Output VCF/BCF tags:                  0: Do not add, 1: Add
         -addGL 0|[1] _______________ Genotype likelihoods (GL) tag
         -addGP [0]|1 _______________ Genotype probabilities (GP) tag
         -addPL [0]|1 _______________ Phred-scaled genotype likelihoods (PL) tag
         -addI16 [0]|1 ______________ I16 tag
         -addQS [0]|1 _______________ Quality score sum (QS) tag
         -addFormatDP [1]|0 _________ Per-sample read depth (FORMAT/DP) tag
         -addFormatAD [0]|1 _________ Per-sample allelic read depth (FORMAT/AD) tag
         -addFormatADF [0]|1 ________ Per-sample forward-strand allelic read depth (FORMAT/ADF) tag
         -addFormatADR [0]|1 ________ Per-sample reverse-strand allelic read depth (FORMAT/ADR) tag
         -addInfoDP [0]|1 ___________ Total read depth (INFO/DP) tag
         -addInfoAD [0]|1 ___________ Total allelic read depth (INFO/AD) tag
         -addInfoADF [0]|1 __________ Total forward-strand allelic read depth (INFO/ADF) tag
         -addInfoADR [0]|1 __________ Total reverse-strand allelic read depth (INFO/ADR) tag
Option descriptions

Option format is -s, --long-option TYPE [X]: Description where -s is the short format of the option (if any), --long-option is the long option, TYPE is the type of the argument value, and [X] denotes that the default argument value is X (if any).

Type of the argument values can be:

Type Description Example
INT Integer --long-option 3
INT+ Additive integer --long-option 3 will do both --long-option 1 and --long-option 2
FLOAT Floating point number --long-option 3.14
STRING String --long-option "hello"
FILE Filename --long-option "file.txt" or --long-option /path/to/file.txt
x|y|z One of the listed values x, y, or z --long-option x
INT(,INT..) A single integer or a comma-separated list of integers --long-option 1,2,3 or --long-option 1
General options
  • -v, --verbose INT [0]: Verbosity level.

  • -@, --threads INT [1]: Number of threads.

  • -s, --seed INT [time]: Random seed for initializing the random number generator.

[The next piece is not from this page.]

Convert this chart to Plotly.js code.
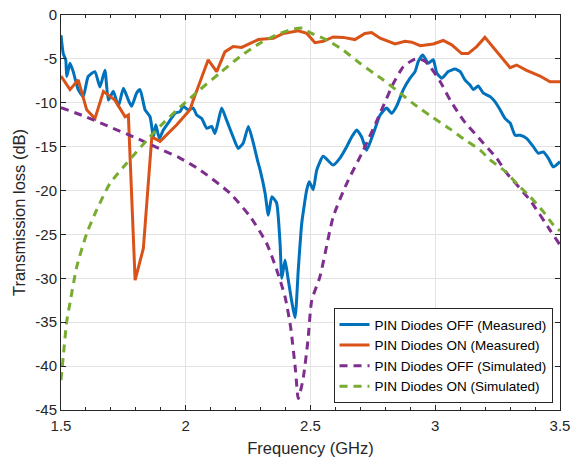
<!DOCTYPE html>
<html>
<head>
<meta charset="utf-8">
<script src="https://cdn.plot.ly/plotly-3.0.1.min.js"></script>
<style>html,body{margin:0;padding:0;background:#fff;}#chart{width:571px;height:460px;}</style>
</head>
<body>
<div id="chart"></div>
<script>
// PIN Diodes OFF (Measured)
var offMeasFreq = [1.5,1.509,1.519,1.523,1.536,1.549,1.569,1.589,1.609,1.636,1.656,1.676,1.69,1.71,1.73,1.75,1.77,1.783,1.803,1.817,1.837,1.857,1.87,1.88,1.894,1.91,1.937,1.957,1.977,1.99,2.01,2.03,2.044,2.064,2.084,2.104,2.117,2.13,2.144,2.164,2.19,2.21,2.23,2.251,2.271,2.287,2.298,2.318,2.331,2.345,2.364,2.378,2.385,2.398,2.411,2.438,2.451,2.465,2.485,2.495,2.511,2.525,2.551,2.591,2.618,2.645,2.665,2.685,2.705,2.725,2.752,2.779,2.805,2.825,2.845,2.872,2.899,2.919,2.932,2.95,2.972,2.992,3.006,3.026,3.052,3.079,3.1,3.119,3.139,3.153,3.172,3.193,3.22,3.24,3.26,3.28,3.3,3.32,3.34,3.366,3.393,3.413,3.433,3.453,3.473,3.5];
var offMeasDb = [-2.3,-4.4,-5.1,-7.0,-5.5,-6.45,-8.5,-9.3,-7.0,-6.45,-8.2,-6.3,-9.7,-8.7,-10.4,-8.35,-9.7,-10.4,-8.9,-8.5,-10.8,-11.6,-13.9,-12.5,-14.05,-13.1,-12.0,-11.2,-11.0,-10.4,-10.8,-10.6,-11.4,-11.8,-12.9,-12.7,-13.5,-12.15,-10.6,-12.0,-13.9,-15.2,-14.6,-12.7,-14.6,-16.5,-17.65,-20.3,-22.8,-20.7,-21.4,-26.0,-30.0,-27.9,-30.2,-34.5,-29.0,-23.7,-19.9,-19.0,-19.9,-17.65,-16.1,-17.1,-16.3,-15.0,-13.9,-13.1,-13.9,-15.4,-13.5,-11.4,-10.6,-11.2,-10.4,-8.5,-7.2,-6.45,-5.3,-4.55,-5.5,-5.1,-6.6,-7.2,-6.45,-6.15,-6.45,-7.4,-7.97,-8.5,-8.1,-8.9,-9.3,-9.9,-10.8,-11.8,-12.3,-13.7,-13.7,-14.05,-15.0,-15.75,-15.6,-16.3,-17.3,-16.7];

// PIN Diodes ON (Measured)
var onMeasFreq = [1.5,1.536,1.569,1.603,1.636,1.67,1.716,1.757,1.77,1.797,1.83,1.864,1.897,1.964,2.017,2.03,2.09,2.124,2.157,2.19,2.224,2.291,2.351,2.391,2.451,2.485,2.518,2.551,2.591,2.631,2.678,2.718,2.745,2.779,2.839,2.879,2.906,2.94,2.992,3.032,3.066,3.106,3.132,3.166,3.199,3.246,3.3,3.326,3.366,3.42,3.46,3.5];
var onMeasDb = [-6.95,-8.5,-7.4,-10.8,-11.8,-8.7,-9.7,-11.6,-11.4,-30.2,-26.6,-13.9,-14.4,-12.5,-10.8,-9.7,-5.1,-6.45,-4.2,-3.6,-3.7,-2.8,-2.65,-2.1,-1.8,-2.1,-3.15,-3.0,-2.5,-2.55,-2.8,-2.1,-2.0,-2.65,-3.3,-3.0,-3.1,-3.5,-3.3,-2.9,-3.4,-4.4,-4.4,-3.6,-2.55,-4.2,-6.0,-5.7,-6.3,-6.95,-7.6,-7.6];

// PIN Diodes OFF (Simulated)
var offSimFreq = [1.5,1.6,1.7,1.8,1.9,1.977,2.057,2.177,2.258,2.324,2.364,2.398,2.42,2.44,2.451,2.47,2.49,2.505,2.538,2.591,2.645,2.712,2.779,2.832,2.872,2.912,2.935,2.96,2.98,3.02,3.06,3.113,3.193,3.246,3.286,3.38,3.46,3.5];
var offSimDb = [-10.56,-11.6,-12.8,-14.0,-15.3,-16.3,-17.65,-20.3,-22.97,-26.0,-29.0,-32.1,-35.5,-40.5,-43.7,-41.5,-37.0,-32.5,-29.8,-23.0,-19.2,-15.4,-11.2,-7.8,-5.9,-5.1,-5.0,-5.3,-5.9,-7.6,-9.7,-12.0,-14.6,-16.3,-18.0,-21.1,-24.5,-26.2];

// PIN Diodes ON (Simulated)
var onSimFreq = [1.5,1.509,1.523,1.536,1.563,1.603,1.643,1.696,1.763,1.843,1.9,1.977,2.057,2.137,2.217,2.298,2.378,2.431,2.47,2.498,2.565,2.631,2.698,2.752,2.792,2.859,2.926,2.992,3.06,3.113,3.18,3.22,3.28,3.333,3.38,3.433,3.473,3.5];
var onSimDb = [-41.6,-38.9,-34.9,-32.8,-28.7,-24.9,-22.2,-19.2,-16.9,-14.3,-12.6,-10.5,-8.5,-6.6,-4.75,-3.2,-2.1,-1.6,-1.5,-2.0,-2.85,-4.0,-5.5,-6.6,-7.4,-8.9,-10.4,-11.7,-13.0,-14.1,-15.4,-16.5,-17.8,-19.4,-20.7,-22.4,-23.9,-24.6];

var seriesNames = ['PIN Diodes OFF (Measured)','PIN Diodes ON (Measured)','PIN Diodes OFF (Simulated)','PIN Diodes ON (Simulated)'];
var xTickVals = [1.5,2,2.5,3,3.5];
var xTickText = ['1.5','2','2.5','3','3.5'];
var yTickVals = [-45,-40,-35,-30,-25,-20,-15,-10,-5,0];
var yTickText = ['-45','-40','-35','-30','-25','-20','-15','-10','-5','0'];

var FONT = '"Liberation Sans", Arial, Helvetica, sans-serif';
var traces = [
  {x: offMeasFreq, y: offMeasDb, name: seriesNames[0], mode: 'lines',
   line: {color: '#0072BD', width: 3, shape: 'spline', smoothing: 0.5}},
  {x: onMeasFreq, y: onMeasDb, name: seriesNames[1], mode: 'lines',
   line: {color: '#D95319', width: 3}},
  {x: offSimFreq, y: offSimDb, name: seriesNames[2], mode: 'lines',
   line: {color: '#7E2F8E', width: 3, dash: '8px,6px', shape: 'spline', smoothing: 0.6}},
  {x: onSimFreq, y: onSimDb, name: seriesNames[3], mode: 'lines',
   line: {color: '#77AC30', width: 3, dash: '8px,6px', shape: 'spline', smoothing: 0.6}}
];

var axisCommon = {
  showline: true, linecolor: '#262626', linewidth: 1, mirror: 'ticks',
  ticks: 'inside', ticklen: 5, tickcolor: '#262626', tickwidth: 1,
  showgrid: true, gridcolor: '#e3e3e3', gridwidth: 1, zeroline: false,
  tickfont: {family: FONT, size: 15, color: '#262626'}
};

var layout = {
  width: 571, height: 460,
  margin: {l: 61, r: 11, t: 15, b: 50},
  paper_bgcolor: '#ffffff', plot_bgcolor: '#ffffff',
  font: {family: FONT, color: '#262626'},
  showlegend: true,
  xaxis: Object.assign({}, axisCommon, {
    range: [1.5, 3.5], tickmode: 'array', tickvals: xTickVals, ticktext: xTickText,
    ticklabelstandoff: 2,
    minor: {tickmode: 'linear', tick0: 1.5, dtick: 0.1, ticks: 'inside', ticklen: 3, tickcolor: '#262626', showgrid: false},
    title: {text: 'Frequency (GHz)', font: {family: FONT, size: 16.5, color: '#262626'}, standoff: 9}
  }),
  yaxis: Object.assign({}, axisCommon, {
    range: [-45, 0], tickmode: 'array', tickvals: yTickVals, ticktext: yTickText,
    title: {text: 'Transmission loss (dB)', font: {family: FONT, size: 16.5, color: '#262626'}, standoff: 5}
  }),
  legend: {
    x: 0.985, y: 0.017, xanchor: 'right', yanchor: 'bottom',
    bgcolor: '#ffffff', bordercolor: '#262626', borderwidth: 1,
    font: {family: FONT, size: 13.5, color: '#000000'},
    tracegroupgap: 0
  }
};

Plotly.newPlot('chart', traces, layout, {displayModeBar: false, staticPlot: true});
</script>
</body>
</html>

If not defined, the seed will be set using the current system time.

    N.B. If multiple simulations are run in parallel and the seed is not defined, the random number generator may be initialized with the same seed for all of the simulations, given that it is likely that the simulations start at the same time. Therefore, it is highly recommended to set the seed manually when running multiple simulations in parallel.

Input/Output
  • -i, --input FILE: Input filename.

  • -o, --output STRING ['output']: Output filename prefix. If not defined, the output filename prefix will be set to output. The program will append the suffix to the output filename prefix based on the given options. A simulation argument values log file (ending with .arg) is always generated.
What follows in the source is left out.